The same code with DataFrame.apply
is >4x slower when the data is in Arrow dtypes versus Numpy.
Pandas version checks
-
[x] I have checked that this issue has not already been reported.
-
[x] I have confirmed this issue exists on the latest version of pandas.
-
[x] I have confirmed this issue exists on the main branch of pandas.
Reproducible Example
import pandas as pd
import numpy as np
import pyarrow as pa
import time
NUM_ROWS = 500_000
df = pd.DataFrame({"A": np.arange(NUM_ROWS) % 30, "B": np.arange(NUM_ROWS)+1.0})
print(df.dtypes)
df2 = df.astype({"A": pd.ArrowDtype(pa.int64()), "B": pd.ArrowDtype(pa.float64())})
print(df2.dtypes)
t0 = time.time()
df.apply(lambda r: 0 if r.A == 0 else (r.B // r.A), axis=1)
print(f"Non-Arrow time: {time.time() - t0:.2f} seconds")
t0 = time.time()
df2.apply(lambda r: 0 if r.A == 0 else (r.B // r.A), axis=1)
print(f"Arrow time: {time.time() - t0:.2f} seconds")
Output with Pandas 2.3 on a local M1 Mac (tested on main branch too).
A int64
B float64
dtype: object
A int64[pyarrow]
B double[pyarrow]
dtype: object
Non-Arrow time: 3.21 seconds
Arrow time: 16.66 seconds
Installed Versions
Prior Performance
No response
Comment From: jbrockmendel
Any hotspots show up in profiling?
Comment From: ehsantn
Profiler output is a bit hard to read as usual. Here are some snakeviz screenshots. The fast_xs function has different code paths for ExtensionDtype
that look suspicious to me. find_common_type
and _from_sequence
stand out looks like.
Comment From: jbrockmendel
That's a tough one. In core.apply.FrameColumnApply.series_generator we have a fastpath that only works with numpy dtypes.
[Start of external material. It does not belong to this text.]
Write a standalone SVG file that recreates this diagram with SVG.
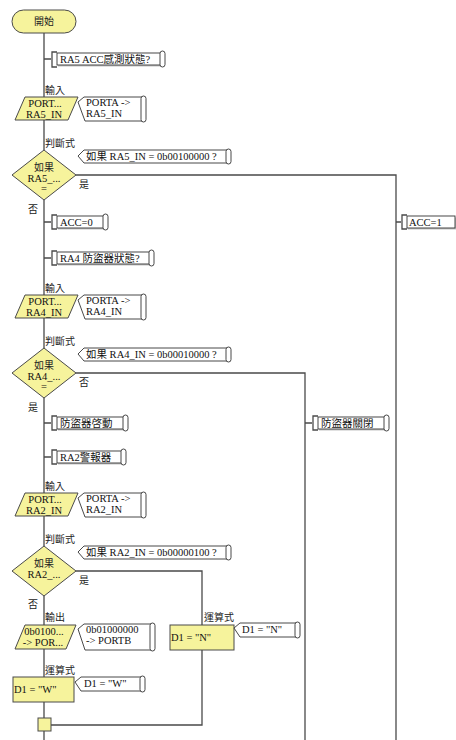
<svg xmlns="http://www.w3.org/2000/svg" width="456" height="740" viewBox="0 0 456 740">
<style>
.ln{fill:none;stroke:#4a4a4a;stroke-width:1.3}
.nd{fill:#f6f39c;stroke:#4a4a4a;stroke-width:1}
.cb{fill:#fff;stroke:#333;stroke-width:0.9}
.sc{fill:#fff;stroke:#333;stroke-width:0.9}
.sh{fill:#c4c4c4}
.t{font-family:"Liberation Serif","Noto Sans CJK TC",serif;font-size:10.5px;fill:#111}
.m{text-anchor:middle}
.lb{font-family:"Noto Sans CJK TC","Liberation Sans",sans-serif;font-size:10px;fill:#222}
</style>
<rect width="456" height="740" fill="#fff"/>
<g id="connectors">
<path class="ln" d="M44,33 V97 M44,120 V150 M44,200 V295 M44,318 V348 M44,398 V493 M44,516 V546 M44,596 V625 M44,649 V677 M44,702 V718 M44,731 V740"/>
<path class="ln" d="M76,175 H396 V740"/>
<path class="ln" d="M76,373 H305 V740"/>
<path class="ln" d="M76,571 H202 V625 M202,650 V725 H51"/>
<text class="lb" x="79" y="188">是</text>
<text class="lb" x="28" y="213">否</text>
<text class="lb" x="79" y="386">否</text>
<text class="lb" x="28" y="411">是</text>
<text class="lb" x="79" y="584">是</text>
<text class="lb" x="28" y="608">否</text>
</g>
<g id="start">
<rect class="nd" x="12" y="10" width="64" height="23" rx="11.5"/>
<text class="lb m" x="44" y="25">開始</text>
</g>
<g id="cm1">
<path class="ln" d="M44,59 H51 M57,52 H52 V67 H57"/>
<rect class="sh" x="58" y="54.5" width="105" height="12"/>
<rect class="cb" x="57" y="53" width="105" height="12"/>
<rect class="sc" x="160" y="51" width="5" height="16" rx="2.5"/>
<text class="t" x="60" y="63">RA5 ACC感測狀態?</text>
</g>
<g id="in1">
<text class="lb" x="45" y="94">輸入</text>
<polygon class="nd" points="25,97 78,97 68,120 15,120"/>
<text class="t m" x="45" y="107">PORT...</text>
<text class="t m" x="44" y="118">RA5_IN</text>
<path class="cb" d="M84,97 L78,102 L85,121 H143 V97 Z"/>
<rect class="sc" x="141" y="96" width="5" height="26" rx="2.5"/>
<text class="t" x="86" y="106">PORTA -&gt;</text>
<text class="t" x="86" y="117">RA5_IN</text>
</g>
<g id="dec1">
<text class="lb" x="45" y="147">判斷式</text>
<polygon class="nd" points="44,150 76,175 44,200 12,175"/>
<text class="lb m" x="44" y="171">如果</text>
<text class="t m" x="44" y="182">RA5_...</text>
<text class="t m" x="44" y="192">=</text>
<path class="cb" d="M84,150 L78,156 L84,163 H228 V150 Z"/>
<rect class="sc" x="226" y="149" width="5" height="15" rx="2.5"/>
<text class="t" x="86" y="160">如果 RA5_IN = 0b00100000 ?</text>
</g>
<g id="cm-acc1">
<path class="ln" d="M396,222 H401 M407,215 H402 V229 H407"/>
<rect class="sh" x="408" y="217.5" width="48" height="12"/>
<rect class="cb" x="407" y="216" width="48" height="12"/>
<text class="t" x="409" y="226">ACC=1</text>
</g>
<g id="cm-acc0">
<path class="ln" d="M44,222 H51 M57,215 H52 V229 H57"/>
<rect class="sh" x="58" y="217.5" width="48" height="12"/>
<rect class="cb" x="57" y="216" width="48" height="12"/>
<rect class="sc" x="103" y="214" width="5" height="16" rx="2.5"/>
<text class="t" x="60" y="226">ACC=0</text>
</g>
<g id="cm2">
<path class="ln" d="M44,258 H51 M57,251 H52 V265 H57"/>
<rect class="sh" x="58" y="253.5" width="94" height="12"/>
<rect class="cb" x="57" y="252" width="94" height="12"/>
<rect class="sc" x="149" y="250" width="5" height="16" rx="2.5"/>
<text class="t" x="60" y="262">RA4 防盜器狀態?</text>
</g>
<g id="in2">
<text class="lb" x="45" y="292">輸入</text>
<polygon class="nd" points="25,295 78,295 68,318 15,318"/>
<text class="t m" x="45" y="305">PORT...</text>
<text class="t m" x="44" y="316">RA4_IN</text>
<path class="cb" d="M84,295 L78,300 L85,319 H143 V295 Z"/>
<rect class="sc" x="141" y="294" width="5" height="26" rx="2.5"/>
<text class="t" x="86" y="304">PORTA -&gt;</text>
<text class="t" x="86" y="315">RA4_IN</text>
</g>
<g id="dec2">
<text class="lb" x="45" y="345">判斷式</text>
<polygon class="nd" points="44,348 76,373 44,398 12,373"/>
<text class="lb m" x="44" y="369">如果</text>
<text class="t m" x="44" y="380">RA4_...</text>
<text class="t m" x="44" y="390">=</text>
<path class="cb" d="M84,348 L78,354 L84,361 H228 V348 Z"/>
<rect class="sc" x="226" y="347" width="5" height="15" rx="2.5"/>
<text class="t" x="86" y="358">如果 RA4_IN = 0b00010000 ?</text>
</g>
<g id="cm-on">
<path class="ln" d="M44,423 H51 M57,416 H52 V430 H57"/>
<rect class="sh" x="58" y="418.5" width="68" height="12"/>
<rect class="cb" x="57" y="417" width="68" height="12"/>
<rect class="sc" x="123" y="415" width="5" height="16" rx="2.5"/>
<text class="t" x="60" y="427">防盜器啓動</text>
</g>
<g id="cm-off">
<path class="ln" d="M305,423 H312 M318,416 H313 V430 H318"/>
<rect class="sh" x="319" y="418.5" width="68" height="12"/>
<rect class="cb" x="318" y="417" width="68" height="12"/>
<rect class="sc" x="384" y="415" width="5" height="16" rx="2.5"/>
<text class="t" x="321" y="427">防盜器關閉</text>
</g>
<g id="cm3">
<path class="ln" d="M44,457 H51 M57,450 H52 V464 H57"/>
<rect class="sh" x="58" y="452.5" width="66" height="12"/>
<rect class="cb" x="57" y="451" width="66" height="12"/>
<rect class="sc" x="121" y="449" width="5" height="16" rx="2.5"/>
<text class="t" x="60" y="461">RA2警報器</text>
</g>
<g id="in3">
<text class="lb" x="45" y="490">輸入</text>
<polygon class="nd" points="25,493 78,493 68,516 15,516"/>
<text class="t m" x="45" y="503">PORT...</text>
<text class="t m" x="44" y="514">RA2_IN</text>
<path class="cb" d="M84,493 L78,498 L85,517 H143 V493 Z"/>
<rect class="sc" x="141" y="492" width="5" height="26" rx="2.5"/>
<text class="t" x="86" y="502">PORTA -&gt;</text>
<text class="t" x="86" y="513">RA2_IN</text>
</g>
<g id="dec3">
<text class="lb" x="45" y="543">判斷式</text>
<polygon class="nd" points="44,546 76,571 44,596 12,571"/>
<text class="lb m" x="44" y="567">如果</text>
<text class="t m" x="44" y="578">RA2_...</text>
<path class="cb" d="M84,546 L78,552 L84,559 H228 V546 Z"/>
<rect class="sc" x="226" y="545" width="5" height="15" rx="2.5"/>
<text class="t" x="86" y="556">如果 RA2_IN = 0b00000100 ?</text>
</g>
<g id="out1">
<text class="lb" x="45" y="621">輸出</text>
<polygon class="nd" points="25,625 76,625 66,649 15,649"/>
<text class="t m" x="44" y="635">0b0100...</text>
<text class="t m" x="43" y="646">-&gt; POR...</text>
<path class="cb" d="M84,624 L78,629 L85,650 H152 V624 Z"/>
<rect class="sc" x="150" y="623" width="5" height="28" rx="2.5"/>
<text class="t" x="86" y="633">0b01000000</text>
<text class="t" x="86" y="644">-&gt; PORTB</text>
</g>
<g id="calcN">
<text class="lb" x="204" y="621">運算式</text>
<rect class="nd" x="170" y="625" width="64" height="25"/>
<text class="t" x="171" y="641">D1 = "N"</text>
<path class="cb" d="M240,623 L234,628 L240,637 H297 V623 Z"/>
<rect class="sc" x="295" y="622" width="5" height="16" rx="2.5"/>
<text class="t" x="242" y="633">D1 = "N"</text>
</g>
<g id="calcW">
<text class="lb" x="45" y="674">運算式</text>
<rect class="nd" x="13" y="677" width="61" height="25"/>
<text class="t" x="14" y="693">D1 = "W"</text>
<path class="cb" d="M81,677 L75,682 L81,691 H142 V677 Z"/>
<rect class="sc" x="140" y="676" width="5" height="16" rx="2.5"/>
<text class="t" x="84" y="687">D1 = "W"</text>
</g>
<g id="join">
<rect class="nd" x="38" y="718" width="13" height="13"/>
</g>
</svg>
We might be able to get some mileage for EA Dtypes by changing
for i in range(len(obj)):
yield obj._ixs(i, axis=0)
to something like
dtype = ser.dtype
for i in range(len(obj)):
new_vals = the_part_of_fast_xs_after_interleaved_dtype_is_called()
new_arr = type(ser.array)._from_sequence(new_vals, dtype=dtype)
yield obj._constructor(new_arr, name=name)
That would save 20% of the runtime by avoiding the interleaved_dtype calls.